Technical Features and Safety

An important aspect of Cosmos is its attention to safety. The platform includes the Cosmos Guardrails system, which works in two stages:

Pre-guard: scans incoming requests (prompts) for unsafe content using blocklist checks and specially tuned models Aegis AI Content Safety, and also filters out harmful requests.
Post-guard: evaluates the generated video frame by frame, rejecting unsafe videos. To protect privacy and reduce bias, the system automatically blurs people's faces. Additionally, videos generated through the NVIDIA catalog API contain invisible watermarks to identify AI-generated content.

Accelerated data processing is another key advantage of the platform. Using NVIDIA H100 GPUs (Hopper architecture) allows processing 20 million hours of data in just 40 days, and on the latest NVIDIA Blackwell GPUs, this figure improves to 14 days. In comparison, similar processing on a CPU would take more than three years. This dramatic acceleration means that companies can develop and test new solutions much faster, significantly reducing time to market.

Available Models

At launch (January 2025), the following models are available through Hugging Face and the NVIDIA NGC catalog:

Diffusion Models (Diffusion WFMs)

Cosmos-1.0-Diffusion-7B-Text2World: a base model with 7 billion parameters for generating video from text, suitable for quick idea testing;
Cosmos-1.0-Diffusion-14B-Text2World: an extended version for more accurate generation;
Cosmos-1.0-Diffusion-7B-Video2World: a 7B model for continuing video from the first frame;
Cosmos-1.0-Diffusion-14B-Video2World: an improved version for predicting scene development.
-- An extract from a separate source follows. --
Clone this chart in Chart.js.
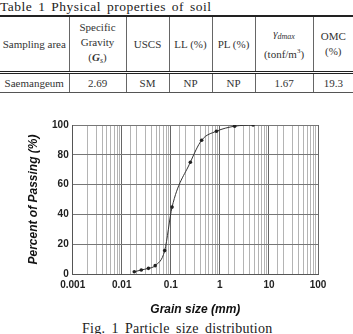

Autoregressive Models (Autoregressive WFMs)

Cosmos-1.0-Autoregressive-4B: base model for predicting the next frames;
Cosmos-1.0-Autoregressive-5B-Video2World: model with support for text conditions;
Cosmos-1.0-Autoregressive-12B: extended version for complex scenarios;
Cosmos-1.0-Autoregressive-13B-Video2World: advanced model for text-to-video generation.

It is important to note that models 4-7B are suitable for basic tasks and quick idea testing, while models 12-14B provide higher accuracy and are suitable for complex use cases.

Performance and Scale

The training process of Cosmos models is impressive in its scale:

10,000 NVIDIA H100 GPUs used;
Training time was three months;
20 million hours of video data processed (9,000 trillion tokens).

For example, Cosmos-1.0-Autoregressive-4B on eight NVIDIA H100 GPUs can process 9 input frames (0.9 seconds, 1280 tokens) and generate 24 future frames (2.4 seconds, 1920 tokens) at a speed of 806 tokens per second, completing the task in just 2.38 seconds.

Development Prospects

The integration of Cosmos with other NVIDIA technologies, especially the Omniverse platform, opens up unique opportunities for creating full-fledged virtual testing environments. This allows physical AI systems to be trained in the most realistic conditions without the risks and costs associated with real experiments.

Conclusion

NVIDIA Cosmos represents a significant breakthrough in the development of physical AI, making the process of developing robots and autonomous systems faster, safer, and more efficient. The combination of powerful pre-trained models, optimized data processing, and strict attention to safety creates a reliable foundation for a new generation of AI systems capable of effectively interacting with the physical world.

Currently, NVIDIA offers the opportunity to test Cosmos models online through an interactive interface.

NVIDIA Cosmos: a system for generating physically accurate simulations for AI, demonstrating complex physical interactions and realistic visualizations.

For example, you can try Cosmos-1.0-autoregressive-5b to generate future frames based on uploaded video or Cosmos-1.0-diffusion-7b to create videos from text descriptions. Each model can handle up to 20 requests, and generating one video takes about 60 seconds.

Interestingly, as noted by Reddit users, NVIDIA may have even more powerful models that the company is currently keeping for internal use. Considering that Cosmos is provided with an open licensing model, this may mean that we are only seeing the tip of the iceberg of this technology's capabilities.